-- Exercise requirements --
Repeat the full listing below verbatim and keep the images out.

-- Records provided --
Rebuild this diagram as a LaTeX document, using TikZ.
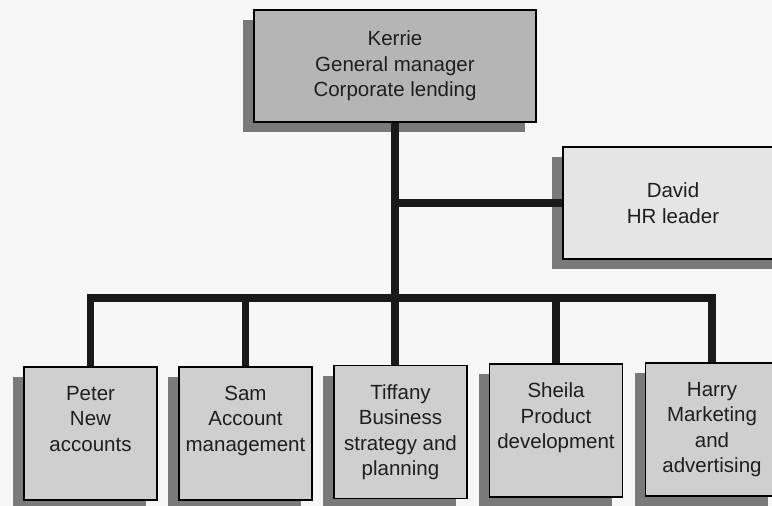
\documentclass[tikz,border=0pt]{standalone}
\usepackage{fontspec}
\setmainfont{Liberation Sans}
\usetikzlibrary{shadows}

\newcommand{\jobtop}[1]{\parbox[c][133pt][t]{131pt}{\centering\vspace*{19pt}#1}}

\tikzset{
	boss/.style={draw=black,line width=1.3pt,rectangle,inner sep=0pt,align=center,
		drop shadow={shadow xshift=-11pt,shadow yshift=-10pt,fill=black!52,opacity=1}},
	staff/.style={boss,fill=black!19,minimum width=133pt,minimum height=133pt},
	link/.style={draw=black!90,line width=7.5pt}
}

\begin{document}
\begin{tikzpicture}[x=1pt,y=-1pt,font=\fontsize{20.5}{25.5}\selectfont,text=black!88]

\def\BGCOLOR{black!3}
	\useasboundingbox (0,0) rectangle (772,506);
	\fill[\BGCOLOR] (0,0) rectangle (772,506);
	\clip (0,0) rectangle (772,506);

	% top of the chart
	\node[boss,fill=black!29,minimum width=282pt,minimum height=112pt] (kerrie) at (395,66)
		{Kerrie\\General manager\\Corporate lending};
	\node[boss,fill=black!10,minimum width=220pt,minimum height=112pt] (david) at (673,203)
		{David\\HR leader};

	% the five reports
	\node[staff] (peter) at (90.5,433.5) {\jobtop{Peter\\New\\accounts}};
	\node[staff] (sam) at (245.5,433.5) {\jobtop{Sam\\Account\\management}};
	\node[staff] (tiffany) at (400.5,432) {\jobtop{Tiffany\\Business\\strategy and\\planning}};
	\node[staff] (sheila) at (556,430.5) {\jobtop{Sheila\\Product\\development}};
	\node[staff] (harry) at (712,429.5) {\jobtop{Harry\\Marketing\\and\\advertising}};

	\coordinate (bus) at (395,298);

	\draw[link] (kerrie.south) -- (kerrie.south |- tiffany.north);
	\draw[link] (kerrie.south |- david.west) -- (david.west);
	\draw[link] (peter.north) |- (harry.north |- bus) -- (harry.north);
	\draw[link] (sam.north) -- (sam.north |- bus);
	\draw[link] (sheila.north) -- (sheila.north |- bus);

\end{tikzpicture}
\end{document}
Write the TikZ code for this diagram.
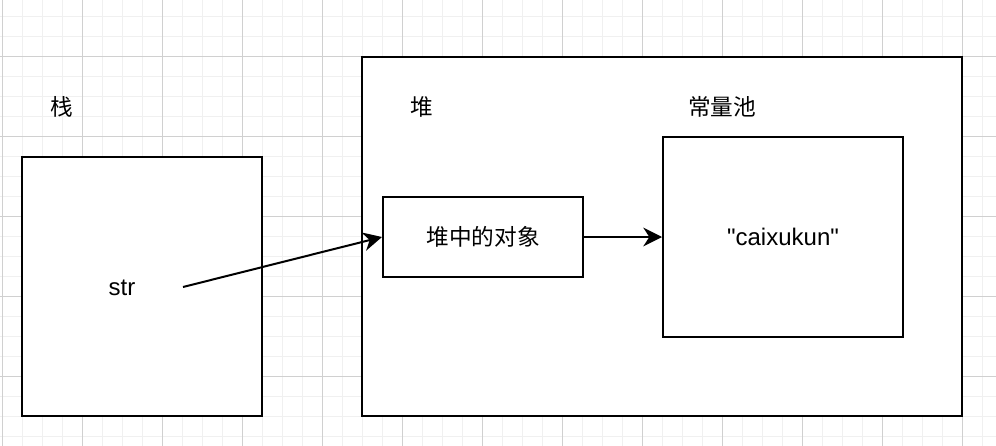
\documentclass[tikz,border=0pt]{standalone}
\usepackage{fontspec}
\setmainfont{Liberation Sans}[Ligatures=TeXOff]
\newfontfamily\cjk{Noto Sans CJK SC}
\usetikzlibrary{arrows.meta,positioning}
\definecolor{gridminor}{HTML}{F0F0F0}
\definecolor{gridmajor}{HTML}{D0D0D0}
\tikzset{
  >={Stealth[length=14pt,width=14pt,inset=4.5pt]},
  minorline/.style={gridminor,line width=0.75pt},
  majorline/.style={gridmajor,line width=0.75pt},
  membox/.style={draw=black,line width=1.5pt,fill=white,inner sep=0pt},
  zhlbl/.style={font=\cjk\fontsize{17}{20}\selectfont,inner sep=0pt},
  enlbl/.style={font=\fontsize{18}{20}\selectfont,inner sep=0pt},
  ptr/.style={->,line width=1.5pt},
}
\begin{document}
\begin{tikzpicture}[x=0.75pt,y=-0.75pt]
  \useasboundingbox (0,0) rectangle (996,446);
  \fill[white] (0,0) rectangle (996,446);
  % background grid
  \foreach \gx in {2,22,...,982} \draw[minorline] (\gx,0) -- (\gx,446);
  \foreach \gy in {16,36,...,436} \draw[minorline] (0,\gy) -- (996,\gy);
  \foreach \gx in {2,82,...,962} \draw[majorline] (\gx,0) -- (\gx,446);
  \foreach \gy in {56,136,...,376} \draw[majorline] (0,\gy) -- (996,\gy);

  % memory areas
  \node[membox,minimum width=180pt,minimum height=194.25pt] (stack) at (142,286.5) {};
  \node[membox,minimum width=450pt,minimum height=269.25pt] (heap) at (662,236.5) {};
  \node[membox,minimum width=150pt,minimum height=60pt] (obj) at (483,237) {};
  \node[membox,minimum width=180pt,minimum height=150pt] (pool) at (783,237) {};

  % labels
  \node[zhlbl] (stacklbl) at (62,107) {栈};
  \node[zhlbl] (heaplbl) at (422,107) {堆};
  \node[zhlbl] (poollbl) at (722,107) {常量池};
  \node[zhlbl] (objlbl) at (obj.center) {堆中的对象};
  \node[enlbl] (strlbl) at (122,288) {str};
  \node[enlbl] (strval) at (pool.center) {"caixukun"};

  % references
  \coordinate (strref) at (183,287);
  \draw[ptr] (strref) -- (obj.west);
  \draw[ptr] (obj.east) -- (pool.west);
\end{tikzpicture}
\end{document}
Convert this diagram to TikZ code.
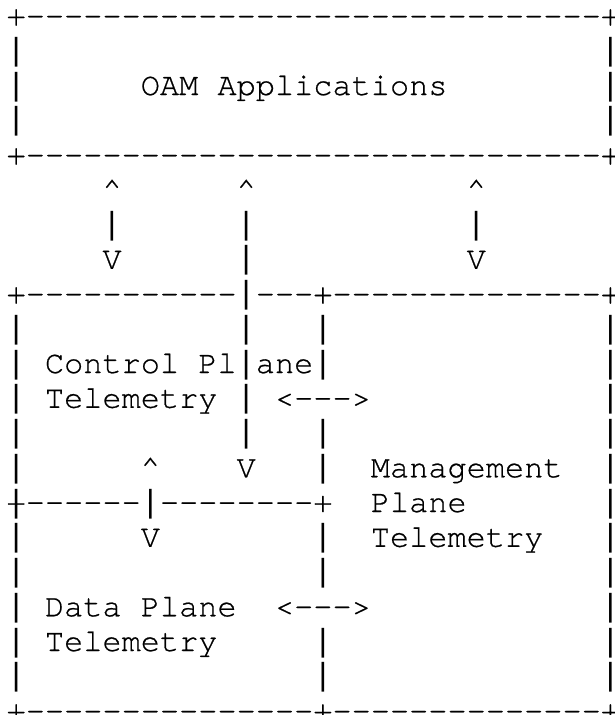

-- Output --
Rebuild this diagram as a LaTeX document, using TikZ.
\documentclass[tikz,border=0pt]{standalone}
\usepackage{fontspec}
\setmainfont{Liberation Sans}
\usetikzlibrary{shadows}

\newcommand{\jobtop}[1]{\parbox[c][133pt][t]{131pt}{\centering\vspace*{19pt}#1}}

\tikzset{
	boss/.style={draw=black,line width=1.3pt,rectangle,inner sep=0pt,align=center,
		drop shadow={shadow xshift=-11pt,shadow yshift=-10pt,fill=black!52,opacity=1}},
	staff/.style={boss,fill=black!19,minimum width=133pt,minimum height=133pt},
	link/.style={draw=black!90,line width=7.5pt}
}

\begin{document}
\begin{tikzpicture}[x=1pt,y=-1pt,font=\fontsize{20.5}{25.5}\selectfont,text=black!88]

\def\BGCOLOR{black!3}
	\useasboundingbox (0,0) rectangle (772,506);
	\fill[\BGCOLOR] (0,0) rectangle (772,506);
	\clip (0,0) rectangle (772,506);

	% top of the chart
	\node[boss,fill=black!29,minimum width=282pt,minimum height=112pt] (kerrie) at (395,66)
		{Kerrie\\General manager\\Corporate lending};
	\node[boss,fill=black!10,minimum width=220pt,minimum height=112pt] (david) at (673,203)
		{David\\HR leader};

	% the five reports
	\node[staff] (peter) at (90.5,433.5) {\jobtop{Peter\\New\\accounts}};
	\node[staff] (sam) at (245.5,433.5) {\jobtop{Sam\\Account\\management}};
	\node[staff] (tiffany) at (400.5,432) {\jobtop{Tiffany\\Business\\strategy and\\planning}};
	\node[staff] (sheila) at (556,430.5) {\jobtop{Sheila\\Product\\development}};
	\node[staff] (harry) at (712,429.5) {\jobtop{Harry\\Marketing\\and\\advertising}};

	\coordinate (bus) at (395,298);

	\draw[link] (kerrie.south) -- (kerrie.south |- tiffany.north);
	\draw[link] (kerrie.south |- david.west) -- (david.west);
	\draw[link] (peter.north) |- (harry.north |- bus) -- (harry.north);
	\draw[link] (sam.north) -- (sam.north |- bus);
	\draw[link] (sheila.north) -- (sheila.north |- bus);

\end{tikzpicture}
\end{document}
Write the TikZ code for this diagram.
\documentclass[tikz,border=0pt]{standalone}
\usepackage{fontspec}
\setmainfont{Liberation Sans}[Ligatures=TeXOff]
\newfontfamily\cjk{Noto Sans CJK SC}
\usetikzlibrary{arrows.meta,positioning}
\definecolor{gridminor}{HTML}{F0F0F0}
\definecolor{gridmajor}{HTML}{D0D0D0}
\tikzset{
  >={Stealth[length=14pt,width=14pt,inset=4.5pt]},
  minorline/.style={gridminor,line width=0.75pt},
  majorline/.style={gridmajor,line width=0.75pt},
  membox/.style={draw=black,line width=1.5pt,fill=white,inner sep=0pt},
  zhlbl/.style={font=\cjk\fontsize{17}{20}\selectfont,inner sep=0pt},
  enlbl/.style={font=\fontsize{18}{20}\selectfont,inner sep=0pt},
  ptr/.style={->,line width=1.5pt},
}
\begin{document}
\begin{tikzpicture}[x=0.75pt,y=-0.75pt]
  \useasboundingbox (0,0) rectangle (996,446);
  \fill[white] (0,0) rectangle (996,446);
  % background grid
  \foreach \gx in {2,22,...,982} \draw[minorline] (\gx,0) -- (\gx,446);
  \foreach \gy in {16,36,...,436} \draw[minorline] (0,\gy) -- (996,\gy);
  \foreach \gx in {2,82,...,962} \draw[majorline] (\gx,0) -- (\gx,446);
  \foreach \gy in {56,136,...,376} \draw[majorline] (0,\gy) -- (996,\gy);

  % memory areas
  \node[membox,minimum width=180pt,minimum height=194.25pt] (stack) at (142,286.5) {};
  \node[membox,minimum width=450pt,minimum height=269.25pt] (heap) at (662,236.5) {};
  \node[membox,minimum width=150pt,minimum height=60pt] (obj) at (483,237) {};
  \node[membox,minimum width=180pt,minimum height=150pt] (pool) at (783,237) {};

  % labels
  \node[zhlbl] (stacklbl) at (62,107) {栈};
  \node[zhlbl] (heaplbl) at (422,107) {堆};
  \node[zhlbl] (poollbl) at (722,107) {常量池};
  \node[zhlbl] (objlbl) at (obj.center) {堆中的对象};
  \node[enlbl] (strlbl) at (122,288) {str};
  \node[enlbl] (strval) at (pool.center) {"caixukun"};

  % references
  \coordinate (strref) at (183,287);
  \draw[ptr] (strref) -- (obj.west);
  \draw[ptr] (obj.east) -- (pool.west);
\end{tikzpicture}
\end{document}
Convert this diagram to TikZ code.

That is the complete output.